Key elements for the data lakehouse architecture included data formatting for schema adherence and query optimization; metadata for compute engines; and compute engines for effecting querying.

Challenges the team and stakeholders overcame included: Establishing data governance and security, leveraging and integrating multiple technologies, optimizing performance, and ensuring long-term scalability, cost control, IAM management, and change management.
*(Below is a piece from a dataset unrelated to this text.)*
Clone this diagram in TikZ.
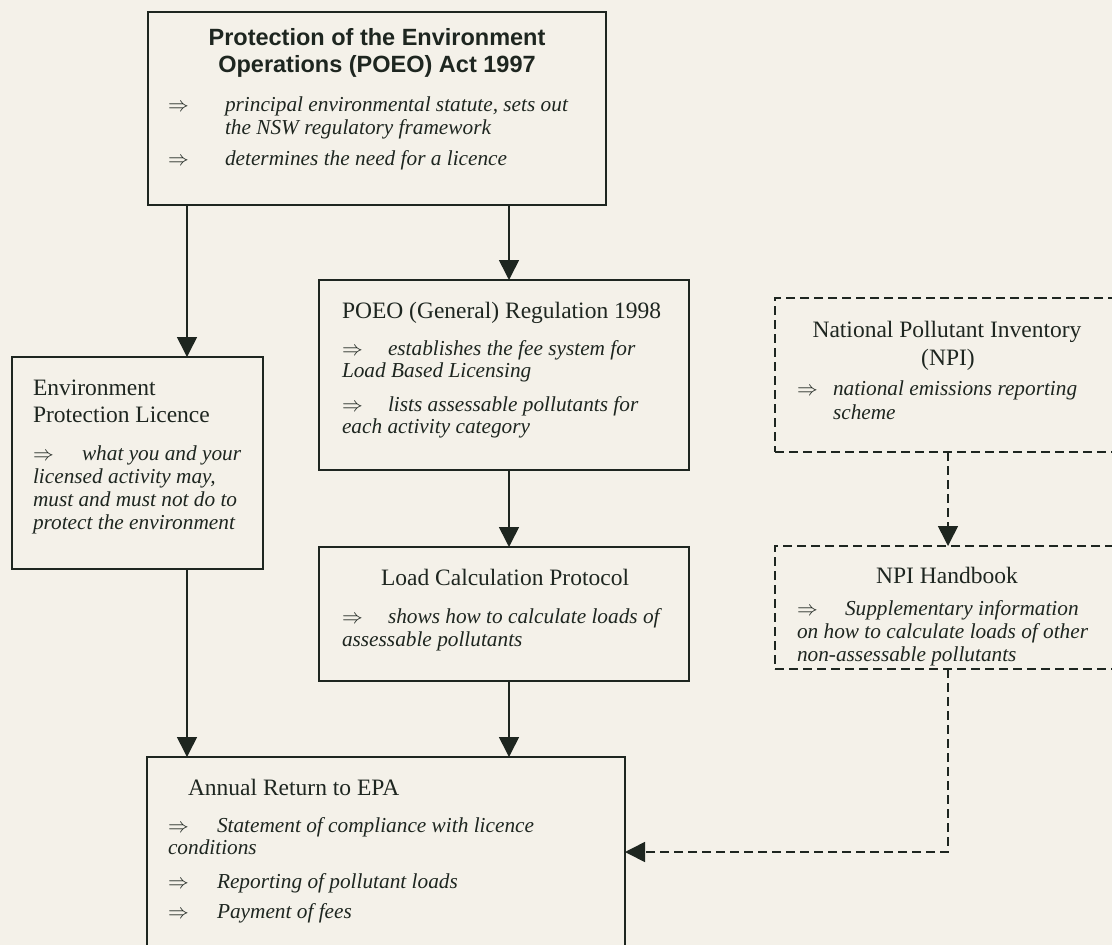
\documentclass[tikz,border=0pt]{standalone}
\usepackage{fontspec}
\setmainfont{Liberation Serif}
\newfontfamily\headsans{Liberation Sans}
\usetikzlibrary{arrows.meta}
\definecolor{paper}{RGB}{244,241,233}
\definecolor{ink}{RGB}{30,38,32}
\begin{document}
\begin{tikzpicture}[x=1pt,y=-1pt,
  box/.style={draw=ink, line width=1.6pt, rectangle, inner sep=0pt, outer sep=0pt, anchor=north west},
  dbox/.style={box, dash pattern=on 9pt off 5pt},
  arr/.style={color=ink, line width=1.6pt, -{Triangle[length=20pt,width=20pt]}},
  darr/.style={arr, dash pattern=on 9pt off 5pt},
  hd/.style={anchor=base west, inner sep=0pt, outer sep=0pt, text=ink, font=\fontsize{23.5}{27}\selectfont},
  hdc/.style={hd, anchor=base},
  it/.style={anchor=base west, inner sep=0pt, outer sep=0pt, text=ink, font=\fontsize{21.3}{23}\selectfont\itshape},
  bul/.style={anchor=base west, inner sep=0pt, outer sep=0pt, text=ink, font=\fontsize{21.3}{23}\selectfont},
  sb/.style={anchor=base, inner sep=0pt, outer sep=0pt, text=ink, font=\headsans\bfseries\fontsize{23.5}{27}\selectfont}
]
\useasboundingbox (0,0) rectangle (1112,945);
\fill[paper] (0,0) rectangle (1112,945);
\clip (0,0) rectangle (1112,945);

% boxes
\node[box, minimum width=458pt, minimum height=193pt] (top) at (148,12) {};
\node[box, minimum width=251pt, minimum height=212pt] (epl) at (12,357) {};
\node[box, minimum width=370pt, minimum height=190pt] (reg) at (319,280) {};
\node[box, minimum width=370pt, minimum height=134pt] (lcp) at (319,547) {};
\node[dbox, minimum width=346pt, minimum height=154pt] (npi) at (775,298) {};
\node[dbox, minimum width=346pt, minimum height=123pt] (hb) at (775,546) {};
\node[box, minimum width=478pt, minimum height=223pt] (ann) at (147,757) {};

% top box text
\node[sb] (t1) at (377,45.5) {Protection of the Environment};
\node[sb] (t2) at (377,72.5) {Operations (POEO) Act 1997};
\node[bul] (t3) at (168,111) {$\Rightarrow$};
\node[it] (t4) at (225,111) {principal environmental statute, sets out};
\node[it] (t5) at (225,134) {the NSW regulatory framework};
\node[bul] (t6) at (168,165) {$\Rightarrow$};
\node[it] (t7) at (225,165) {determines the need for a licence};

% licence box text
\node[hd] (e1) at (33,395) {Environment};
\node[hd] (e2) at (33,422) {Protection Licence};
\node[bul] (e3) at (33,460) {$\Rightarrow$};
\node[it] (e4) at (82,460) {what you and your};
\node[it] (e5) at (33,483) {licensed activity may,};
\node[it] (e6) at (33,506) {must and must not do to};
\node[it] (e7) at (33,529) {protect the environment};

% regulation box text
\node[hd] (r1) at (342,318) {POEO (General) Regulation 1998};
\node[bul] (r2) at (342,355) {$\Rightarrow$};
\node[it] (r3) at (388,355) {establishes the fee system for};
\node[it] (r4) at (342,377) {Load Based Licensing};
\node[bul] (r5) at (342,411) {$\Rightarrow$};
\node[it] (r6) at (388,411) {lists assessable pollutants for};
\node[it] (r7) at (342,433) {each activity category};

% load calculation protocol text
\node[hdc] (l1) at (505,585) {Load Calculation Protocol};
\node[bul] (l2) at (342,623) {$\Rightarrow$};
\node[it] (l3) at (388,623) {shows how to calculate loads of};
\node[it] (l4) at (342,646) {assessable pollutants};

% NPI text
\node[hdc] (n1) at (947,337) {National Pollutant Inventory};
\node[hdc] (n2) at (948,365) {(NPI)};
\node[bul] (n3) at (797,395) {$\Rightarrow$};
\node[it] (n4) at (833,395) {national emissions reporting};
\node[it] (n5) at (833,419) {scheme};

% NPI handbook text
\node[hdc] (h1) at (947,583) {NPI Handbook};
\node[bul] (h2) at (797,615) {$\Rightarrow$};
\node[it] (h3) at (845,615) {Supplementary information};
\node[it] (h4) at (797,638) {on how to calculate loads of other};
\node[it] (h5) at (797,661) {non-assessable pollutants};

% annual return text
\node[hd] (a1) at (188,795) {Annual Return to EPA};
\node[bul] (a2) at (168,832) {$\Rightarrow$};
\node[it] (a3) at (217,832) {Statement of compliance with licence};
\node[it] (a4) at (168,854) {conditions};
\node[bul] (a5) at (168,888) {$\Rightarrow$};
\node[it] (a6) at (217,888) {Reporting of pollutant loads};
\node[bul] (a7) at (168,918) {$\Rightarrow$};
\node[it] (a8) at (217,918) {Payment of fees};

% connectors
\draw[arr] (top.south -| 187,0) -- (epl.north -| 187,0);
\draw[arr] (top.south -| 509,0) -- (reg.north -| 509,0);
\draw[arr] (epl.south -| 187,0) -- (ann.north -| 187,0);
\draw[arr] (reg.south -| 509,0) -- (lcp.north -| 509,0);
\draw[arr] (lcp.south -| 509,0) -- (ann.north -| 509,0);
\draw[darr] (npi.south) -- (hb.north);
\draw[darr] (hb.south) |- (ann.east |- 0,852);
\end{tikzpicture}
\end{document}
Due to the client’s government contracts, additional security requirements and expectations were considered for deploying to Secret Commercial Cloud Services (SC2S) in AWS GovCloud.

Outcomes

By centralizing data, the client had a single, standardized data format and language with tools and solutions to leverage. Not only did they save time on costly reporting for one customer, other teams benefited from the data lakehouse, and overall benefits include:

  • Cost savings due to compute-decoupled storage and the elimination of multiple separate data storage locations

  • Increased security due to no required data movement or data copying

  • Increased efficiencies with data scientists and BI teams sharing datasets

  • Optimized value of data through a shared platform and reduction of organizational silos

  • Long-term cost savings for reporting and BI across the enterprise

PROOF POINT: During the project, Trility observed the intended path for IAM management would be hard to maintain and become costly long-term. Trility recommended an alternate solution that was implemented and ensured a scalable, cost-effective way to manage identity and access management to the data lakehouse.

Project Attributes

  • Reduced COO
  • Reduced Technical Debt
  • Accelerate Delivery
  • Increased Automation
  • Increased Scalability
  • Reusable Patterns
  • Increased Capabilities
  • Increased Security

Technologies Used

  • Terraform
  • Trino
  • AWS Simple Storage Service (S3)
  • AWS Glue
  • KeyGen
  • Apache Airflow